Numerical studies on heat and mass transport during large-sized fused silica glass synthesis by multi-burner chemical vapor deposition

Abstract

With the development of modern optical systems towards large scale, the fused silica glass with a large size is receiving increasing attention. In this paper, multi-burner chemical vapor deposition technique was proposed to synthesize the large-sized fused silica glass, and an integrated computational model was used to describe the fluid flow, combustion and heat transfer in the furnace. The effects of various process parameters on the distributions of temperature and species were investigated. Based on the evaluation of temperature and key species concentrations on deposition surface, the size and quality of the synthesized fused silica glass were indirectly estimated. Results showed that reducing the deposition surface height and increasing the number of burners could improve the temperature and species concentrations on the deposition surface, while an increase in the number of furnace outlets led to their decreases.

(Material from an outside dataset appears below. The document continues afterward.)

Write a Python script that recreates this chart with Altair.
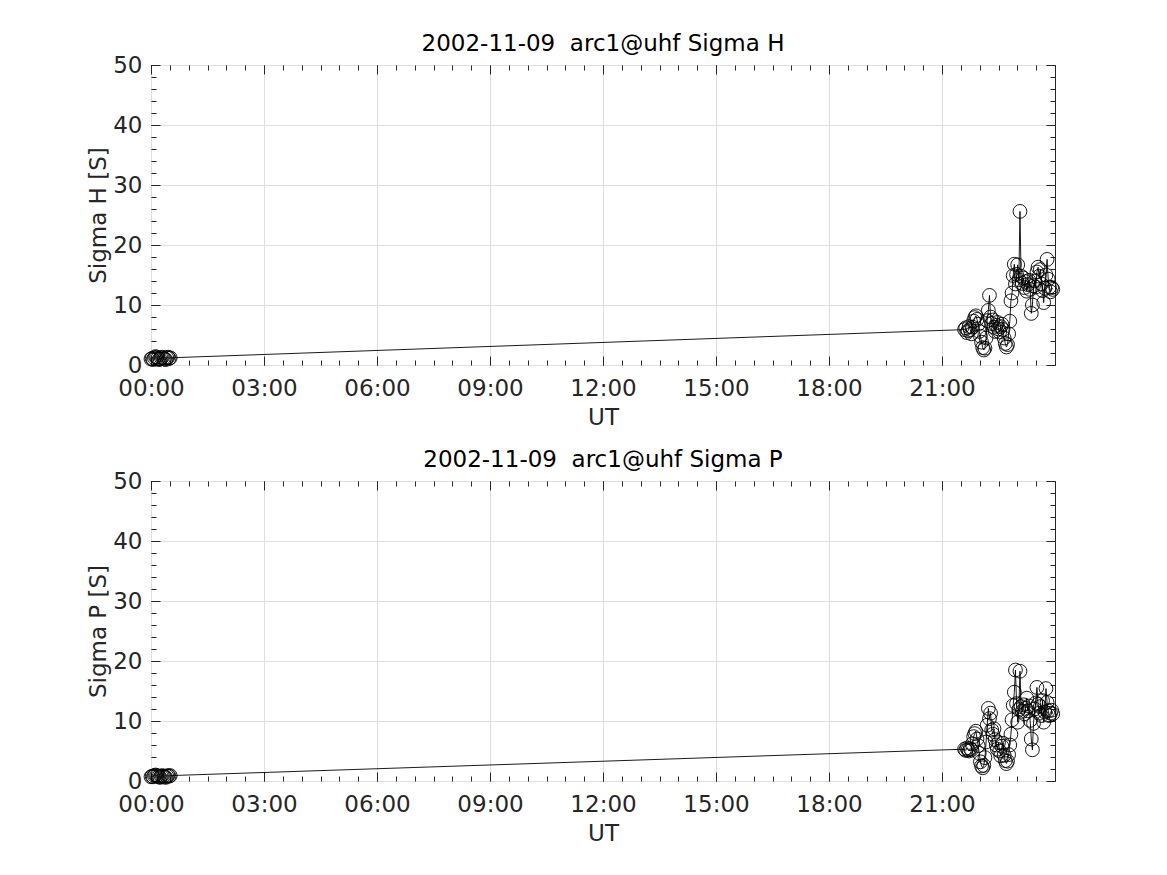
import altair as alt
import pandas as pd

HOURS = [0.00, 0.03, 0.06, 0.09, 0.12, 0.15, 0.18, 0.21, 0.24, 0.27, 0.30, 0.33,
         0.36, 0.39, 0.42, 0.45, 0.48, 0.51,
         21.60, 21.63, 21.66, 21.69, 21.72, 21.75, 21.78, 21.81, 21.84, 21.87,
         21.90, 21.93, 21.96, 21.99, 22.02, 22.05, 22.08, 22.11, 22.14, 22.17,
         22.20, 22.23, 22.26, 22.29, 22.32, 22.35, 22.38, 22.41, 22.44, 22.47,
         22.50, 22.53, 22.56, 22.59, 22.62, 22.65, 22.68, 22.71, 22.74, 22.77,
         22.80, 22.83, 22.86, 22.89, 22.92, 22.95, 22.98, 23.01, 23.04, 23.07,
         23.10, 23.13, 23.16, 23.19, 23.22, 23.25, 23.28, 23.31, 23.34, 23.37,
         23.40, 23.43, 23.46, 23.49, 23.52, 23.55, 23.58, 23.61, 23.64, 23.67,
         23.70, 23.73, 23.76, 23.79, 23.82, 23.85, 23.88, 23.91, 23.94]

SIGMA_H = [1.0, 1.1, 0.9, 1.2, 1.4, 1.3, 1.1, 0.9, 1.0, 1.2, 1.3, 1.1,
           1.0, 0.9, 1.2, 1.3, 1.1, 1.2,
           5.9, 6.2, 5.4, 5.7, 6.4, 5.9, 5.2, 6.3, 7.3, 7.9,
           8.2, 7.6, 6.8, 5.6, 4.8, 3.8, 2.9, 2.5, 2.8, 4.5,
           7.4, 9.1, 11.6, 8.0, 6.9, 7.5, 6.3, 5.6, 6.6, 7.1,
           6.0, 5.5, 6.4, 6.8, 5.9, 4.5, 3.6, 3.0, 3.4, 5.2,
           7.3, 10.7, 12.0, 14.9, 16.8, 13.5, 15.1, 16.7, 14.2, 25.6,
           14.8, 13.6, 14.5, 12.9, 13.9, 12.3, 13.4, 14.1, 12.6, 8.6,
           10.0, 13.2, 14.0, 13.0, 15.5, 16.3, 14.8, 15.9, 13.5, 12.4,
           10.4, 12.8, 15.0, 17.6, 14.3, 13.0, 12.2, 12.9, 12.6]

SIGMA_P = [0.7, 0.8, 0.7, 0.9, 1.0, 0.9, 0.8, 0.7, 0.6, 0.8, 0.9, 0.8,
           0.7, 0.6, 0.8, 0.9, 0.8, 0.9,
           5.3, 5.1, 5.5, 5.2, 5.0, 5.4, 5.2, 6.2, 7.4, 7.9,
           8.3, 7.0, 5.9, 4.6, 3.2, 2.5, 2.2, 2.6, 3.9, 6.5,
           9.3, 12.1, 10.4, 11.3, 8.5, 7.8, 8.7, 6.9, 6.0, 5.3,
           6.4, 5.0, 4.2, 5.8, 6.3, 4.3, 3.4, 2.9, 3.3, 4.4,
           6.0, 7.8, 10.2, 12.6, 14.8, 18.5, 12.9, 9.8, 11.9, 18.3,
           12.4, 11.6, 12.7, 11.2, 12.1, 13.8, 11.7, 12.5, 10.1, 7.0,
           5.2, 9.6, 12.0, 13.0, 15.6, 12.8, 11.3, 12.4, 10.9, 13.4,
           9.8, 11.5, 15.4, 13.1, 11.7, 10.9, 11.3, 11.8, 11.2]

X_MAJOR = [0, 3, 6, 9, 12, 15, 18, 21]
X_MINOR = [0, 0.5, 1, 1.5, 2, 2.5, 3, 3.5, 4, 4.5, 5, 5.5, 6, 6.5, 7, 7.5, 8, 8.5,
           9, 9.5, 10, 10.5, 11, 11.5, 12, 12.5, 13, 13.5, 14, 14.5, 15, 15.5,
           16, 16.5, 17, 17.5, 18, 18.5, 19, 19.5, 20, 20.5, 21, 21.5, 22, 22.5,
           23, 23.5, 24]
Y_MAJOR = [0, 10, 20, 30, 40, 50]
Y_MINOR = [0, 2, 4, 6, 8, 10, 12, 14, 16, 18, 20, 22, 24, 26, 28, 30, 32, 34,
           36, 38, 40, 42, 44, 46, 48, 50]

W, H = 904, 300
FONT = "DejaVu Sans"
INK = "#262626"


def panel(values, title, ytitle):
    df = pd.DataFrame({"UT": HOURS, "v": values})
    xs = alt.Scale(domain=[0, 24], nice=False, zero=False)
    ys = alt.Scale(domain=[0, 50], nice=False)
    base = alt.Chart(df)

    main = base.mark_line(color="black", strokeWidth=0.9).encode(
        x=alt.X("UT:Q", scale=xs, axis=alt.Axis(
            values=X_MAJOR, labelExpr="(datum.value < 10 ? '0' : '') + datum.value + ':00'",
            title="UT", grid=True, ticks=False, domain=False, labelPadding=12,
            labelFlush=False, labelOverlap=False, titlePadding=6)),
        y=alt.Y("v:Q", scale=ys, axis=alt.Axis(
            values=Y_MAJOR, title=ytitle, grid=True, ticks=False, domain=False,
            labelPadding=9, labelFlush=False, labelOverlap=False, titlePadding=2)),
    )
    pts = base.mark_point(shape="circle", filled=False, color="black",
                          size=190, strokeWidth=0.9, opacity=1).encode(
        x=alt.X("UT:Q", scale=xs, axis=None),
        y=alt.Y("v:Q", scale=ys, axis=None),
    )

    def ticks(xorient, yorient, xvals, yvals, size):
        return base.mark_point(opacity=0).encode(
            x=alt.X("UT:Q", scale=xs, axis=alt.Axis(
                orient=xorient, offset=-H, values=xvals, labels=False, domain=False,
                grid=False, tickSize=size, tickColor=INK, tickWidth=1, title=None)),
            y=alt.Y("v:Q", scale=ys, axis=alt.Axis(
                orient=yorient, offset=-W, values=yvals, labels=False, domain=False,
                grid=False, tickSize=size, tickColor=INK, tickWidth=1, title=None)),
        )

    layers = [
        main, pts,
        ticks("top", "right", X_MAJOR, Y_MAJOR, 9),
        ticks("top", "right", X_MINOR, Y_MINOR, 5),
        ticks("bottom", "left", X_MAJOR, Y_MAJOR, 9),
        ticks("bottom", "left", X_MINOR, Y_MINOR, 5),
    ]
    return alt.layer(*layers).resolve_axis(x="independent", y="independent").properties(
        width=W, height=H,
        title=alt.TitleParams(title, fontSize=23, font=FONT, fontWeight="normal",
                              color="black", offset=-2),
    )


top = panel(SIGMA_H, "2002-11-09\u00a0 arc1@uhf Sigma H", "Sigma H [S]")
bottom = panel(SIGMA_P, "2002-11-09\u00a0 arc1@uhf Sigma P", "Sigma P [S]")

chart = alt.vconcat(top, bottom, spacing=116, bounds="flush").properties(
    padding={"left": 79, "top": 24, "right": 10, "bottom": 10}
).configure_view(
    stroke=INK, strokeWidth=1
).configure_axis(
    labelFont=FONT, titleFont=FONT, labelFontSize=23, titleFontSize=23,
    labelColor=INK, titleColor=INK, titleFontWeight="normal",
    gridColor="#dedede", gridWidth=1,
)

chart.save("out.html", embed_options={"renderer": "svg", "actions": False})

The use of two burners would lead to the formation of discontinuous glass regions at the current conditions and a circular glass structure was generated when employing three burners and deposition surface height of 0.5 m, based on the proposed temperature criterion. The combined process parameters of four burners, deposition surface height of 0.5 m, H2/O2 equivalence ratio of 1.00 and two furnace outlets are be of advantage to synthesize the large-sized and high-quality fused silica glass at current sizes and structures of the furnace and burner.